Now Iowa State marches into March 23’s game against North Carolina (24-9, 13-5 ACC) for a shot at its first Sweet Sixteen berth since 2000 and has prepared to do so without its key facilitator on offense.
In his last five games, Niang has scored in bunches, averaging just more than 20 points and six rebounds per game, which are both above his season averages. This is including March 21’s 24 points with six rebounds and four assists that came with eight minutes still left in the game before Niang left with the broken foot.

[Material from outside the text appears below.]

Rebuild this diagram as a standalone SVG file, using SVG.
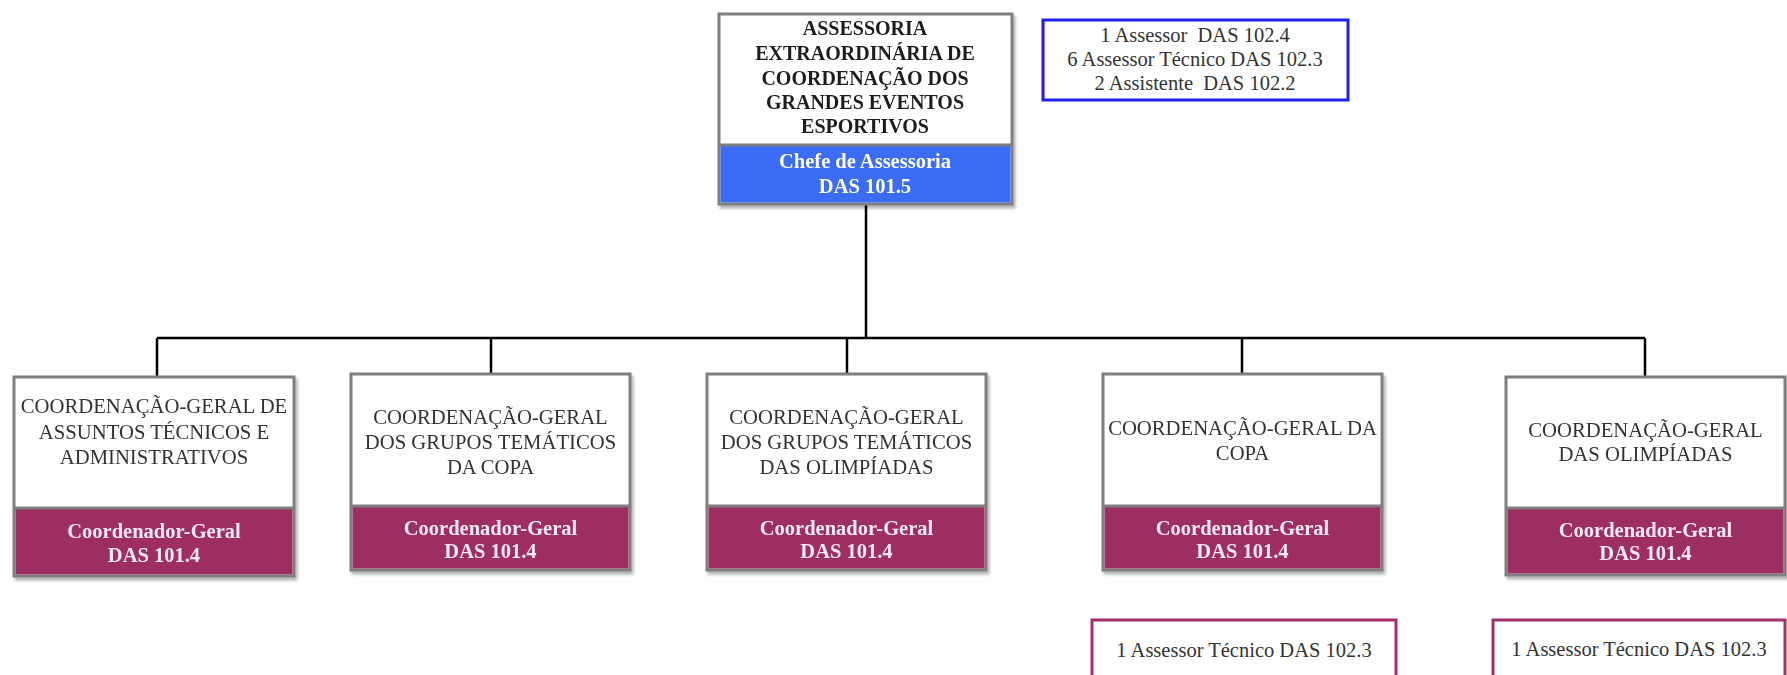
<svg xmlns="http://www.w3.org/2000/svg" width="1787" height="675" viewBox="0 0 1787 675">
<style>
  .box { fill:#ffffff; stroke:#7f7f7f; stroke-width:3; }
  .maroon { fill:#9c2d62; }
  .blue { fill:#3a6cf6; }
  .t { font-family:"Liberation Serif", "Times New Roman", serif; text-anchor:middle; white-space:pre; }
  .title { font-size:20px; font-weight:bold; fill:#1e1e1e; }
  .unit { font-size:20.7px; fill:#333333; }
  .role { font-size:20.5px; font-weight:bold; fill:#fbe9f1; }
  .roleb { font-size:20.5px; font-weight:bold; fill:#ffffff; }
  .info { font-size:20.5px; fill:#333333; }
  .conn { stroke:#000000; stroke-width:2.5; fill:none; }
</style>
<defs>
  <filter id="sh" x="-5%" y="-5%" width="115%" height="115%">
    <feDropShadow dx="2" dy="3" stdDeviation="1.5" flood-color="#000" flood-opacity="0.3"/>
  </filter>
</defs>
<rect width="1787" height="675" fill="#ffffff"/>

<g id="connectors">
  <path class="conn" d="M866,204 V338"/>
  <path class="conn" d="M157,338 H1645"/>
  <path class="conn" d="M157,338 V377"/>
  <path class="conn" d="M491,338 V374"/>
  <path class="conn" d="M847,338 V374"/>
  <path class="conn" d="M1242,338 V374"/>
  <path class="conn" d="M1645,338 V377"/>
</g>

<g id="top" filter="url(#sh)">
  <rect class="box" x="719" y="14" width="293" height="190"/>
  <rect class="blue" x="720.5" y="145" width="290" height="57.5"/>
  <line x1="719" y1="145" x2="1012" y2="145" stroke="#7f7f7f" stroke-width="3"/>
  <text class="t title" x="865" y="35">ASSESSORIA</text>
  <text class="t title" x="865" y="60">EXTRAORDINÁRIA DE</text>
  <text class="t title" x="865" y="85">COORDENAÇÃO DOS</text>
  <text class="t title" x="865" y="109">GRANDES EVENTOS</text>
  <text class="t title" x="865" y="133">ESPORTIVOS</text>
  <text class="t roleb" x="865" y="168">Chefe de Assessoria</text>
  <text class="t roleb" x="865" y="193">DAS 101.5</text>
</g>

<g id="info">
  <rect x="1043" y="20" width="305" height="80" fill="#ffffff" stroke="#1f1ff0" stroke-width="3"/>
  <text class="t info" x="1195" y="42">1 Assessor  DAS 102.4</text>
  <text class="t info" x="1195" y="66">6 Assessor Técnico DAS 102.3</text>
  <text class="t info" x="1195" y="90">2 Assistente  DAS 102.2</text>
</g>

<g id="cg1" filter="url(#sh)">
  <rect class="box" x="14" y="377" width="280" height="199"/>
  <rect class="maroon" x="15.5" y="509" width="277" height="65.5"/>
  <line x1="14" y1="508" x2="294" y2="508" stroke="#7f7f7f" stroke-width="3"/>
  <text class="t unit" x="154" y="413">COORDENAÇÃO-GERAL DE</text>
  <text class="t unit" x="154" y="439">ASSUNTOS TÉCNICOS E</text>
  <text class="t unit" x="154" y="464">ADMINISTRATIVOS</text>
  <text class="t role" x="154" y="538">Coordenador-Geral</text>
  <text class="t role" x="154" y="562">DAS 101.4</text>
</g>

<g id="cg2" filter="url(#sh)">
  <rect class="box" x="351" y="374" width="279" height="196"/>
  <rect class="maroon" x="352.5" y="507" width="276" height="61.5"/>
  <line x1="351" y1="506" x2="630" y2="506" stroke="#7f7f7f" stroke-width="3"/>
  <text class="t unit" x="490.5" y="424">COORDENAÇÃO-GERAL</text>
  <text class="t unit" x="490.5" y="449">DOS GRUPOS TEMÁTICOS</text>
  <text class="t unit" x="490.5" y="474">DA COPA</text>
  <text class="t role" x="490.5" y="535">Coordenador-Geral</text>
  <text class="t role" x="490.5" y="558">DAS 101.4</text>
</g>

<g id="cg3" filter="url(#sh)">
  <rect class="box" x="707" y="374" width="279" height="196"/>
  <rect class="maroon" x="708.5" y="507" width="276" height="61.5"/>
  <line x1="707" y1="506" x2="986" y2="506" stroke="#7f7f7f" stroke-width="3"/>
  <text class="t unit" x="846.5" y="424">COORDENAÇÃO-GERAL</text>
  <text class="t unit" x="846.5" y="449">DOS GRUPOS TEMÁTICOS</text>
  <text class="t unit" x="846.5" y="474">DAS OLIMPÍADAS</text>
  <text class="t role" x="846.5" y="535">Coordenador-Geral</text>
  <text class="t role" x="846.5" y="558">DAS 101.4</text>
</g>

<g id="cg4" filter="url(#sh)">
  <rect class="box" x="1103" y="374" width="279" height="196"/>
  <rect class="maroon" x="1104.5" y="507" width="276" height="61.5"/>
  <line x1="1103" y1="506" x2="1382" y2="506" stroke="#7f7f7f" stroke-width="3"/>
  <text class="t unit" x="1242.5" y="435">COORDENAÇÃO-GERAL DA</text>
  <text class="t unit" x="1242.5" y="460">COPA</text>
  <text class="t role" x="1242.5" y="535">Coordenador-Geral</text>
  <text class="t role" x="1242.5" y="558">DAS 101.4</text>
</g>

<g id="cg5" filter="url(#sh)">
  <rect class="box" x="1506" y="377" width="279" height="198"/>
  <rect class="maroon" x="1507.5" y="509" width="276" height="64.5"/>
  <line x1="1506" y1="508" x2="1785" y2="508" stroke="#7f7f7f" stroke-width="3"/>
  <text class="t unit" x="1645.5" y="437">COORDENAÇÃO-GERAL</text>
  <text class="t unit" x="1645.5" y="461">DAS OLIMPÍADAS</text>
  <text class="t role" x="1645.5" y="537">Coordenador-Geral</text>
  <text class="t role" x="1645.5" y="560">DAS 101.4</text>
</g>

<g id="adv4">
  <rect x="1092" y="620" width="304" height="80" fill="#ffffff" stroke="#a3306b" stroke-width="3"/>
  <text class="t info" x="1244" y="657">1 Assessor Técnico DAS 102.3</text>
</g>

<g id="adv5">
  <rect x="1493" y="620" width="292" height="80" fill="#ffffff" stroke="#a3306b" stroke-width="3"/>
  <text class="t info" x="1639" y="656">1 Assessor Técnico DAS 102.3</text>
</g>
</svg>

“Georges does everything for this team, especially down on that offensive end,” said ISU coach Fred Hoiberg. “He’s so versatile, he’s so tough to prepare for. You can use him for so many different mismatch opportunities.”
Hoiberg said Iowa State is a confident bunch, pointing to stretches in the season where the team has played without Niang in the lineup for foul trouble and even when Iowa State was without Melvin Ejim early in the nonconference portion of the schedule.
The Tar Heels boast five players that are at least 6 feet 9 inches, which gave them a major advantage on the glass in their first game against Providence, out-rebounding them 40-26 while grabbing 21 offensive rebounds and scoring 26 second-chance points.
“They’re a bigger line and are athletic, but we’ve been facing bigger athletic lines all year,” Ejim said. “I’m not worried about it.”
With Iowa State trotting out Ejim and Dustin Hogue —who are both listed at 6 feet 6 inches — to anchor its front line, Naz Long, Kane and Niang all said they’d put the No. 2 and No. 3 rebounders in the Big 12 against anybody in the country.
“We’ve played teams that are long and athletic,” Long said, citing Baylor and Kansas. “Melvin and Dustin, I have all the confidence in the world that they’ll go in there and bang.”
And so the team which was not even 24 hours removed from losing its leader had a change of heart, each player saying another would be ready to step up against North Carolina on March 23 with a shot at the Sweet Sixteen on the line.
“It’s a confident group, even without Georges,” Hoiberg said. “If you believe in each other, if you believe in yourselves, it’s pretty powerful. You can go out and compete with a team like this that has all these McDonald’s All-Americans and all these great athletes.”